** START **

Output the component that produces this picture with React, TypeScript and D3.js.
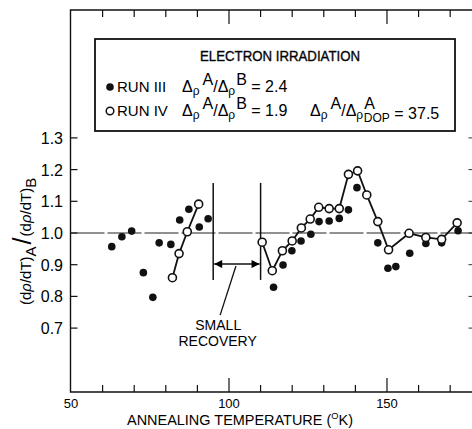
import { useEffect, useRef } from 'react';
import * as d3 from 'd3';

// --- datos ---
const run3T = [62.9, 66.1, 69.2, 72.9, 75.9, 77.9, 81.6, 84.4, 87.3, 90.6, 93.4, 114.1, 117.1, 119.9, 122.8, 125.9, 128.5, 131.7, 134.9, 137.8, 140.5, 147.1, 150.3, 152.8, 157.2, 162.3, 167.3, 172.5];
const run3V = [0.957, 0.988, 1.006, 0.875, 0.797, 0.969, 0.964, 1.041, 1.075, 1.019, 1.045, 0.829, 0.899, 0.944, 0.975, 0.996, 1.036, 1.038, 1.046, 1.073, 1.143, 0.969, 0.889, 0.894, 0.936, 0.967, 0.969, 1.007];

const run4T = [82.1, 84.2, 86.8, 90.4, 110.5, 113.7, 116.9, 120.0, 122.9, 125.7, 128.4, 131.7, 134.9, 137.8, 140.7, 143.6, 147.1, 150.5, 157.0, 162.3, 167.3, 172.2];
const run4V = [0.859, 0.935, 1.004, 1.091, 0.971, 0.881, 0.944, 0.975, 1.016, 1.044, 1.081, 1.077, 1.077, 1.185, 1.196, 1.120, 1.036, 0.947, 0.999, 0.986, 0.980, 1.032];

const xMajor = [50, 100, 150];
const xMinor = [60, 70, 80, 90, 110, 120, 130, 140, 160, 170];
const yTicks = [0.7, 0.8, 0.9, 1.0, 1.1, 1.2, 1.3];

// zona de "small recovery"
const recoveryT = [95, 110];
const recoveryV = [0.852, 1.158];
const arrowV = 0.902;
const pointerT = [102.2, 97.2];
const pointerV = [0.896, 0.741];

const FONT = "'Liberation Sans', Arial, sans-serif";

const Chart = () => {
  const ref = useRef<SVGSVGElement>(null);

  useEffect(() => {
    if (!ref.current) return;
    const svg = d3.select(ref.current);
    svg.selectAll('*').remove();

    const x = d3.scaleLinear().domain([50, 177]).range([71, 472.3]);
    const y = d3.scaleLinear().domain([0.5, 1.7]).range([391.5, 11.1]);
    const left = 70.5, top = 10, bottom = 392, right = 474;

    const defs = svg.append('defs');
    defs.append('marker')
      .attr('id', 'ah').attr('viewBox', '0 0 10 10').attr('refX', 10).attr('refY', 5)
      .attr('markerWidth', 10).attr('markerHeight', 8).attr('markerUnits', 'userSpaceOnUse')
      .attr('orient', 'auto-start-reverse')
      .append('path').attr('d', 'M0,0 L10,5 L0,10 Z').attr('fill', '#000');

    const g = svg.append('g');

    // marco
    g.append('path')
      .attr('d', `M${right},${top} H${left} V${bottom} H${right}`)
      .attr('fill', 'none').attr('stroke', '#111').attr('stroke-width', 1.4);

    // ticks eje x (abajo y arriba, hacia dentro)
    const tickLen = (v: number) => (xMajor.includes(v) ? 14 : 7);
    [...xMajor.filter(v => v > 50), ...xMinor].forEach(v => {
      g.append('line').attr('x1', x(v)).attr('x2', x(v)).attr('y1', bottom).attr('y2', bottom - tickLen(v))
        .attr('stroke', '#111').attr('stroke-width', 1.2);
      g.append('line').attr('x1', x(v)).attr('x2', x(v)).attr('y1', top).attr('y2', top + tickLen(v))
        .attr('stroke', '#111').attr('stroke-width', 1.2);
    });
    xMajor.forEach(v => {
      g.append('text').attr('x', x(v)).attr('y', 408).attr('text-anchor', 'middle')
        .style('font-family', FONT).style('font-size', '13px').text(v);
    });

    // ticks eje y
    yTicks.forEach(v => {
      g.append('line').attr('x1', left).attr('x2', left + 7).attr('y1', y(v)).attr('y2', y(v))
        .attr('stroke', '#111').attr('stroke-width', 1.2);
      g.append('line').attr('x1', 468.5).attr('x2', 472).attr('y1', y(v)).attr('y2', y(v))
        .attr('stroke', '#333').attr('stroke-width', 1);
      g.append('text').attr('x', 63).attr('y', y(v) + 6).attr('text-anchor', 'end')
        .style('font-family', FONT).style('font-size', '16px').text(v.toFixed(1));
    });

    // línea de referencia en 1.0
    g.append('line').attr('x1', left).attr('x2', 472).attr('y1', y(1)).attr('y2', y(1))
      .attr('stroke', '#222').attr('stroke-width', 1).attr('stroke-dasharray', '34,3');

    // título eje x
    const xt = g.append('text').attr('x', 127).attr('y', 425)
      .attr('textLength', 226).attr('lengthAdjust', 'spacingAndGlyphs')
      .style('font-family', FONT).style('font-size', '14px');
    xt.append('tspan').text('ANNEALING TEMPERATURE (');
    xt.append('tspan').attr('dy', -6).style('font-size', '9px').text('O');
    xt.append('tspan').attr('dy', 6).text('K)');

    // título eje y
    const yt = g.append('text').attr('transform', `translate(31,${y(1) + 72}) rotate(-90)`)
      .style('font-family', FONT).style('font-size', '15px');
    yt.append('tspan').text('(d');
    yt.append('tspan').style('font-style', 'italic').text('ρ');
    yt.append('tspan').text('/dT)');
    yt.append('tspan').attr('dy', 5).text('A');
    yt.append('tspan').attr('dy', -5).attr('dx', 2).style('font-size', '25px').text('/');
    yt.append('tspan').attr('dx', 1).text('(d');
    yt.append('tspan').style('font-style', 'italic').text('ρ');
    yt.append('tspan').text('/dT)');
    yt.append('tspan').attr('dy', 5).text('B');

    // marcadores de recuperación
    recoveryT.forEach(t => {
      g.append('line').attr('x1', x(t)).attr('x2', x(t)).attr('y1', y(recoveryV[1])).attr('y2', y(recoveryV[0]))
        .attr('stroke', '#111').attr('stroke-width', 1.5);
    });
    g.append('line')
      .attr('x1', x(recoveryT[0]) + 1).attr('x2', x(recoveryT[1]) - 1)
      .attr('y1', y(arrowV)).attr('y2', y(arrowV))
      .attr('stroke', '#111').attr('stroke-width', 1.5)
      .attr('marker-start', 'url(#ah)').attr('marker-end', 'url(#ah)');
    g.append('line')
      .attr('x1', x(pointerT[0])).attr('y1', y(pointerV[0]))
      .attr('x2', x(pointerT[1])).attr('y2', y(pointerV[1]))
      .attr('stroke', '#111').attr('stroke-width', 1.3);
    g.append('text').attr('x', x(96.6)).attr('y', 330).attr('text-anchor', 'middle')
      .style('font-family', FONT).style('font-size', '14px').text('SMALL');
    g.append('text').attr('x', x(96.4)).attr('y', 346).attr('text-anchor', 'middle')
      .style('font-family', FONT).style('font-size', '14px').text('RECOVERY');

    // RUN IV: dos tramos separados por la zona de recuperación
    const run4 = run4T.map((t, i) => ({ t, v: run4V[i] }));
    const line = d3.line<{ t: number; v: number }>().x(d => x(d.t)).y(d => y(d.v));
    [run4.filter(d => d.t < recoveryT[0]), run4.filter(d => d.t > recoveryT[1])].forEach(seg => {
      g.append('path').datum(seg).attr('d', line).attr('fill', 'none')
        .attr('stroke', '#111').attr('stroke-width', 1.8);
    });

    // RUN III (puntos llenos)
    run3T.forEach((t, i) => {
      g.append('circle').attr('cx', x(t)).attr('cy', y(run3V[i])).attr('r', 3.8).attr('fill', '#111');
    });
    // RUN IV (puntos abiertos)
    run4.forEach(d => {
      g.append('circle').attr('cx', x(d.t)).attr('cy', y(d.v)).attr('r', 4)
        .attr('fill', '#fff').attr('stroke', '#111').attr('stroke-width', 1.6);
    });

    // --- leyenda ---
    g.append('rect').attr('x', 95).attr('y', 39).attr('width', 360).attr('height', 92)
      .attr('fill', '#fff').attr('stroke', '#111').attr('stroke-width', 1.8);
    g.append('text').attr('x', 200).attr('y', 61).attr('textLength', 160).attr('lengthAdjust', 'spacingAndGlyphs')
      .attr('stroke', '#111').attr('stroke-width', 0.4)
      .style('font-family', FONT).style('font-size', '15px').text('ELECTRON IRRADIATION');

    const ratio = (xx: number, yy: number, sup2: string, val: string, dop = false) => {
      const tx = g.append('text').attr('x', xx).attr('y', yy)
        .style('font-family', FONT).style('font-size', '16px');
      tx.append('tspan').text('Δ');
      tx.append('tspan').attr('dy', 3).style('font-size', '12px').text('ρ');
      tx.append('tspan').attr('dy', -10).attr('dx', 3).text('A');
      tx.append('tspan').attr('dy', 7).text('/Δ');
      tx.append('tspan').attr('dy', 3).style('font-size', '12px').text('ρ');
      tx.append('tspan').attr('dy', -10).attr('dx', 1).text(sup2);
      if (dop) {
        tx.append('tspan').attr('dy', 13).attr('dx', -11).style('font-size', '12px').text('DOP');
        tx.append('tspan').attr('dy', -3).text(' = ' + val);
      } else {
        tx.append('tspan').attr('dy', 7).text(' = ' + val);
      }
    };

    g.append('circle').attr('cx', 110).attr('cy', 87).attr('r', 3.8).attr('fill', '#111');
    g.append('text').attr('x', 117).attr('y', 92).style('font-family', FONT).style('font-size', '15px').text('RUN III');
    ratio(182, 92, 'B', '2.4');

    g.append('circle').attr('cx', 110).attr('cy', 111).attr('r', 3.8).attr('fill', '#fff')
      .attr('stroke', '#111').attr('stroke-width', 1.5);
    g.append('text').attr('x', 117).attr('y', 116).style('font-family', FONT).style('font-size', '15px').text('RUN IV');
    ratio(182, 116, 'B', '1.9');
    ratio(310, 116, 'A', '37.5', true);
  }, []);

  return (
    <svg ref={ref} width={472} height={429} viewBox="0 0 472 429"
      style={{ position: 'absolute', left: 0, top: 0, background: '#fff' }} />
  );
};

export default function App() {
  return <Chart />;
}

** END **
** START **

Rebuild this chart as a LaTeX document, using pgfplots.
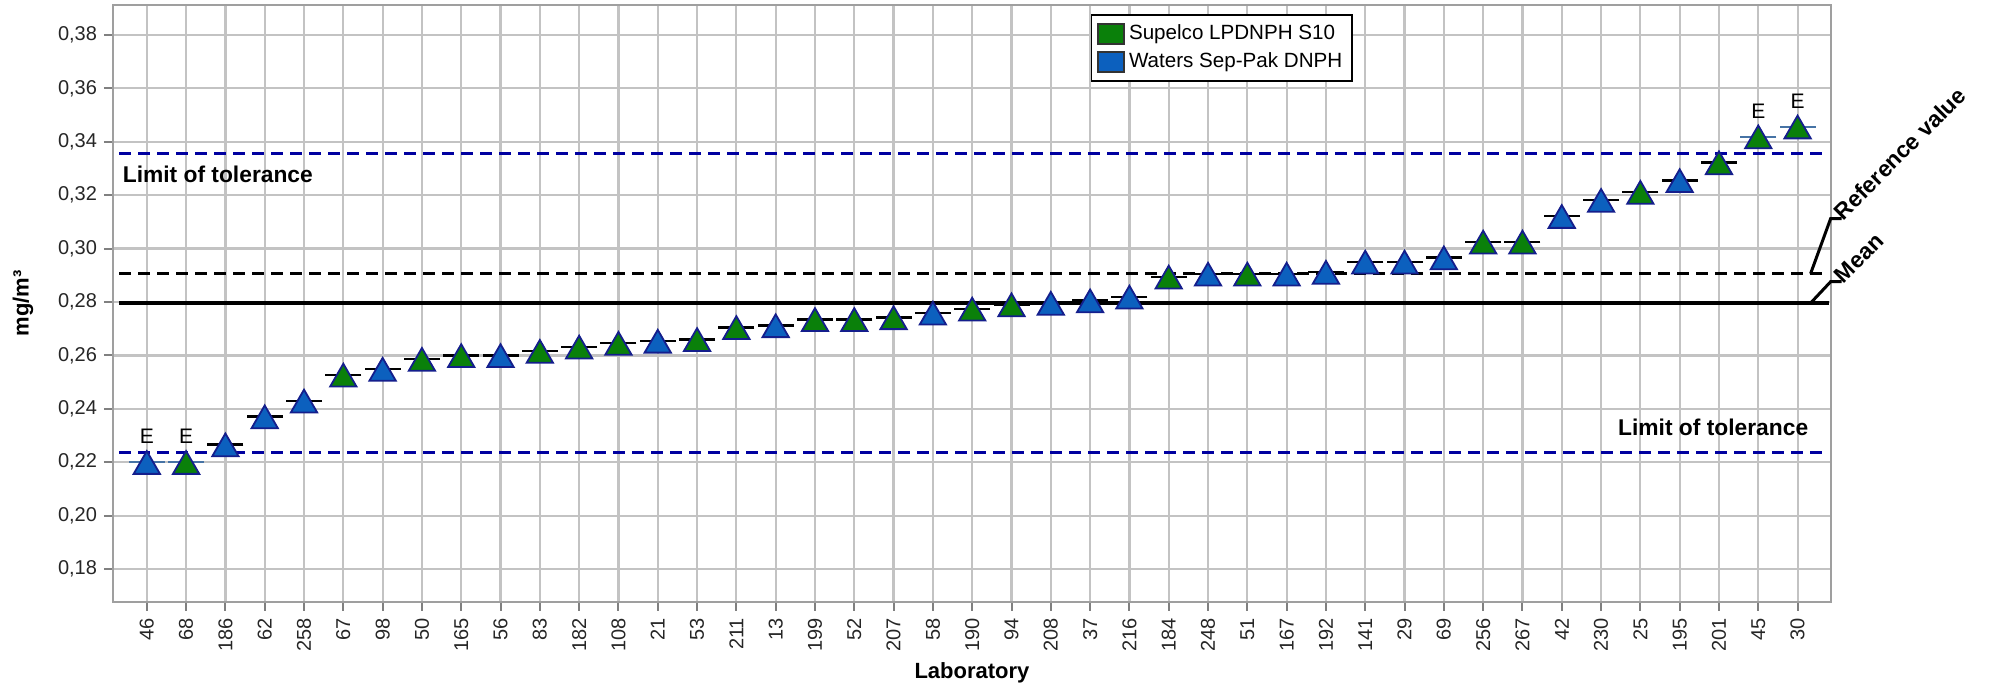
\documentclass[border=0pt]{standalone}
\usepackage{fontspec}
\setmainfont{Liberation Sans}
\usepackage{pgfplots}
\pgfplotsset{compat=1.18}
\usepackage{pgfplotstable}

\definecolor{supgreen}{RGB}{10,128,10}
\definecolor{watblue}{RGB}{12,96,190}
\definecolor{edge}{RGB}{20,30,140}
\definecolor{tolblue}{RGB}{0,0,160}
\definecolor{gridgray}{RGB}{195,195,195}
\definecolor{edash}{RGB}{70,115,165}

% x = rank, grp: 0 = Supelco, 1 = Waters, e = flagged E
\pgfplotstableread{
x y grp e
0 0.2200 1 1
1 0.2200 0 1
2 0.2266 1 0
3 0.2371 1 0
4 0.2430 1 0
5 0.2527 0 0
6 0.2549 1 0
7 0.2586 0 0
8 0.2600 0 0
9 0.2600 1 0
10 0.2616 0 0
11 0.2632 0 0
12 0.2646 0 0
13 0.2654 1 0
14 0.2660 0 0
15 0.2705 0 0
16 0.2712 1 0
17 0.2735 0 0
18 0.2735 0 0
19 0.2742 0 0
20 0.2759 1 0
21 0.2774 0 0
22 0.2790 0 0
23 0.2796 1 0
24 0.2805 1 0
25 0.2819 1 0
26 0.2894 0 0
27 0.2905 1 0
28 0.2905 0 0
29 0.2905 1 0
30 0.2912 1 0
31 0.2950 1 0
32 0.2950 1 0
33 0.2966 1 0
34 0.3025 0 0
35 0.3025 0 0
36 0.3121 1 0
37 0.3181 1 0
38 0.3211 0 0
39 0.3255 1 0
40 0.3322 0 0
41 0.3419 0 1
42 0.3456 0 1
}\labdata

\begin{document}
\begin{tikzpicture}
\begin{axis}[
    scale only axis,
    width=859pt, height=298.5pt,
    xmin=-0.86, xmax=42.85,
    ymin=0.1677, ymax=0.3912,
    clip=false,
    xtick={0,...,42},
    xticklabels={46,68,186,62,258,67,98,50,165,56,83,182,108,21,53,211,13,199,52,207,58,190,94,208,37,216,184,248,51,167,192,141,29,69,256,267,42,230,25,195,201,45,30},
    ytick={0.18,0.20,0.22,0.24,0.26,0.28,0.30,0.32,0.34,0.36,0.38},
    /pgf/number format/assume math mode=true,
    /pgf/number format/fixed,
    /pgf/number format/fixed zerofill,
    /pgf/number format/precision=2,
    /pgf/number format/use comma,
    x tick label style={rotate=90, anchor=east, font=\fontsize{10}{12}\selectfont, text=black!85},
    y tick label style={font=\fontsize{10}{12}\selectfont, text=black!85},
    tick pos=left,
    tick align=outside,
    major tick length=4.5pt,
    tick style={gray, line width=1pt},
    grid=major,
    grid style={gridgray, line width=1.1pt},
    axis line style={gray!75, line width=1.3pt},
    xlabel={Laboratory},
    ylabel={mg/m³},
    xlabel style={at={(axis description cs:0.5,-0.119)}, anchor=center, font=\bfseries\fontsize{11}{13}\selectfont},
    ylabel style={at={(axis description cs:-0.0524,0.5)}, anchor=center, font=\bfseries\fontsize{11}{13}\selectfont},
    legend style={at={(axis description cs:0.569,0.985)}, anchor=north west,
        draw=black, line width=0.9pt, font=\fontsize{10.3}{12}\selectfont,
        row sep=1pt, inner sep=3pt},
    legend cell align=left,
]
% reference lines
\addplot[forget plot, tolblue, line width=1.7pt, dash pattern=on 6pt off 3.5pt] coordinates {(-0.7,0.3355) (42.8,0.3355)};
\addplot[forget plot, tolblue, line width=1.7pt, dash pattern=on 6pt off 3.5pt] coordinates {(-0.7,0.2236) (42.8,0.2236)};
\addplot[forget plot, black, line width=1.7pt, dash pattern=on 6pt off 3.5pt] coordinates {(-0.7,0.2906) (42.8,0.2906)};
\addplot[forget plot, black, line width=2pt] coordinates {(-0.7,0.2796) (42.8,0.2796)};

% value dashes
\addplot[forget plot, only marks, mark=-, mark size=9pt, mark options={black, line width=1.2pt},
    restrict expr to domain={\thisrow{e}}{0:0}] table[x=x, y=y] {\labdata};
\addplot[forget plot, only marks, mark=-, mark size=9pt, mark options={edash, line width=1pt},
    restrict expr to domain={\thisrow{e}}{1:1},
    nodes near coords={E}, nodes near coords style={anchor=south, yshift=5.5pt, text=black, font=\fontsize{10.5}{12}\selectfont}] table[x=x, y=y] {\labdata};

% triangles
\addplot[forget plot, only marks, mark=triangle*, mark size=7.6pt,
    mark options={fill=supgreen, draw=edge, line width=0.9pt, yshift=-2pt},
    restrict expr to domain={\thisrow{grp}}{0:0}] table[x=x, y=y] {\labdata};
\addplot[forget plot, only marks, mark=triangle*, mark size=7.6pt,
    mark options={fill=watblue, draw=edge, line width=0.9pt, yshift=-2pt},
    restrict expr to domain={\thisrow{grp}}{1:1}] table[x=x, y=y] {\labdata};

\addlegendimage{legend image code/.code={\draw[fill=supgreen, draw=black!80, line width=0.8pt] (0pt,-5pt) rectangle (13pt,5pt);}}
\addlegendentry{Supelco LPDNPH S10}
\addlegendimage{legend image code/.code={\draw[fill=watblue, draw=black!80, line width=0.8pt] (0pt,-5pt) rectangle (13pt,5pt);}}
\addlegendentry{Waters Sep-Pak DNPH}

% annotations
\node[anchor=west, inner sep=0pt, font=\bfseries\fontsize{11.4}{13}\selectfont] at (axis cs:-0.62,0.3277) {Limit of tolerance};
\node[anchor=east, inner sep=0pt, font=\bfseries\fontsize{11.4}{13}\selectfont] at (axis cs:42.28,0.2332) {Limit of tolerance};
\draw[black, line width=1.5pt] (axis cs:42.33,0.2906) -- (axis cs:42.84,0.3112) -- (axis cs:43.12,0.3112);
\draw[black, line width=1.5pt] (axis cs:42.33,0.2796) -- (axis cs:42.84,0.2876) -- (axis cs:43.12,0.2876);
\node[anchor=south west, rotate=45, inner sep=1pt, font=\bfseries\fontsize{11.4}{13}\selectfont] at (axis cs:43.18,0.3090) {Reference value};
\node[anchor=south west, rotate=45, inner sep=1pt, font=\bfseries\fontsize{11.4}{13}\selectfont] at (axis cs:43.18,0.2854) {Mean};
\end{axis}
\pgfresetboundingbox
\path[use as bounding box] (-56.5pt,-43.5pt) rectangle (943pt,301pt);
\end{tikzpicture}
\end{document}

** END **
** START **

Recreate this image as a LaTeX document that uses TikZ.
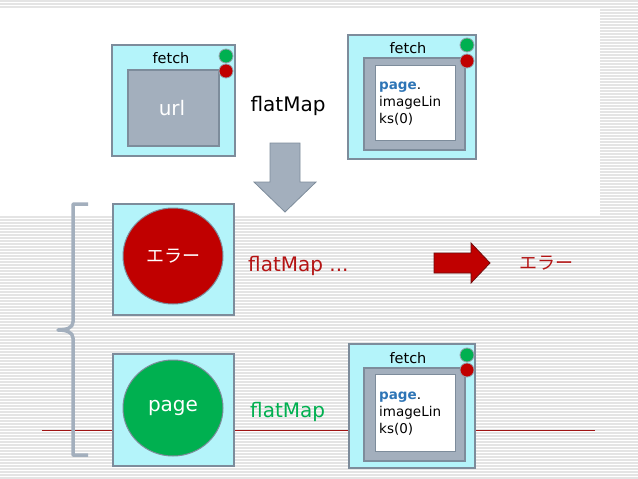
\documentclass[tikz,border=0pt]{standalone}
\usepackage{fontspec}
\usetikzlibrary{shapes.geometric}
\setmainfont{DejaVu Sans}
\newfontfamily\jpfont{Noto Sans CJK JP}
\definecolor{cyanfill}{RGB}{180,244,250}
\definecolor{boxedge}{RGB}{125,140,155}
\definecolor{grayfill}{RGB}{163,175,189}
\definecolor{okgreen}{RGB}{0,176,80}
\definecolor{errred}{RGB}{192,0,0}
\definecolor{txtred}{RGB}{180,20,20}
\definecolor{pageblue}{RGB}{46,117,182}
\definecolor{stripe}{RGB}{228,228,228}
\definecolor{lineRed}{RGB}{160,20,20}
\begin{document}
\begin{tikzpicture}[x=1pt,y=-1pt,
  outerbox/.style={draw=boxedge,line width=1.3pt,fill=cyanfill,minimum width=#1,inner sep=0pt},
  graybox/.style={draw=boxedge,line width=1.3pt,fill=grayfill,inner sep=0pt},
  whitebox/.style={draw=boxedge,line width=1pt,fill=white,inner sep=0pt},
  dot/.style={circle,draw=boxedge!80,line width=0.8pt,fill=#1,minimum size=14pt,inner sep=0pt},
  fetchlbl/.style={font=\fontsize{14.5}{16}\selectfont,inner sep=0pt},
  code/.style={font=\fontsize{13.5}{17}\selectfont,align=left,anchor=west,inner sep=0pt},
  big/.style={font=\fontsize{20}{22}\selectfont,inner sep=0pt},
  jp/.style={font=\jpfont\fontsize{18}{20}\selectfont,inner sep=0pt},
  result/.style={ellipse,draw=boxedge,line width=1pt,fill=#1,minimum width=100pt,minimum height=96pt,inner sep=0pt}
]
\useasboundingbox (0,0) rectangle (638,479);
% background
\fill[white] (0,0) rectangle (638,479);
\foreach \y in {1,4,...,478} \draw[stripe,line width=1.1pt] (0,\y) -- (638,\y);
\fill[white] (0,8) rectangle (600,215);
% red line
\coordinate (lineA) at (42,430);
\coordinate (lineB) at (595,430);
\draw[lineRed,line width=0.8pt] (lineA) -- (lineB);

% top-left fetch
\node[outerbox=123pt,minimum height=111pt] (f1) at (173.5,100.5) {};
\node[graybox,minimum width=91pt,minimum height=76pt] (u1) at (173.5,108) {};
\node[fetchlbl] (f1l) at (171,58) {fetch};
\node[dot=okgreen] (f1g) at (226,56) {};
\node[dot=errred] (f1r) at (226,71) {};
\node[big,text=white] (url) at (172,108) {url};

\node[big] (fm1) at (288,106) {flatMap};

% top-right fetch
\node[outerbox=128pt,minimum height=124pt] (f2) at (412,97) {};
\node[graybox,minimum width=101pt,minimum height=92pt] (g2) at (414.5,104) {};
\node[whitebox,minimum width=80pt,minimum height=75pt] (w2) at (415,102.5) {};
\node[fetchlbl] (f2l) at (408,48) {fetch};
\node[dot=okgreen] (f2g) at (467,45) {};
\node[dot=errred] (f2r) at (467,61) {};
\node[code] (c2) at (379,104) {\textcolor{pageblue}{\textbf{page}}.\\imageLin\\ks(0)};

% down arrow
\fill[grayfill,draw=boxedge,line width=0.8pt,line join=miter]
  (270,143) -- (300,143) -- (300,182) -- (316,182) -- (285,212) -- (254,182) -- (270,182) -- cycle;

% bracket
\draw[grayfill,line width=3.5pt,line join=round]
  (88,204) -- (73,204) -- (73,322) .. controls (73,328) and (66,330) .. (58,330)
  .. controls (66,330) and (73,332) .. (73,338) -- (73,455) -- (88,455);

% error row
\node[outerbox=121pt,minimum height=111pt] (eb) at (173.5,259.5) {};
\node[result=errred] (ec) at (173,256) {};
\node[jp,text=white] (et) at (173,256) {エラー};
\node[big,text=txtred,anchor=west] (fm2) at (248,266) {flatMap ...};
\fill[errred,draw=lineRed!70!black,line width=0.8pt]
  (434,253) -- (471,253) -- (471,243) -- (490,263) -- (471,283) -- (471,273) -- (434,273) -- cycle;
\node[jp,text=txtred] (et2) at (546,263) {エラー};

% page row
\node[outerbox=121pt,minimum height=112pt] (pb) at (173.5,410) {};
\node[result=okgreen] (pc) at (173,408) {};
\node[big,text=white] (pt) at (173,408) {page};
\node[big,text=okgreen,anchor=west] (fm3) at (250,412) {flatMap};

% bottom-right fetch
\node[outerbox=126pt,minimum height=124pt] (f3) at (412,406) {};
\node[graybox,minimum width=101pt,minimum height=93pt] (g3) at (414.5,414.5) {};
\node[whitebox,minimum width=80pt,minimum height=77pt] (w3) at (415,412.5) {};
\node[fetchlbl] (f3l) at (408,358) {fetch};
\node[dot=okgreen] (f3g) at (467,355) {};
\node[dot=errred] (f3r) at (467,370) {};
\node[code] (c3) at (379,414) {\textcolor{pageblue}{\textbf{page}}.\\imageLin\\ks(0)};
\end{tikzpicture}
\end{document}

** END **

* **YOUR TASK**: Nothing but the lines from the one with "Output the component" through the one with "import * as d3 from 'd3';" should be copied, word for word. Pictures are left out.

* **TASK RESPONSE**:
Output the component that produces this picture with React, TypeScript and D3.js.
import { useEffect, useRef } from 'react';
import * as d3 from 'd3';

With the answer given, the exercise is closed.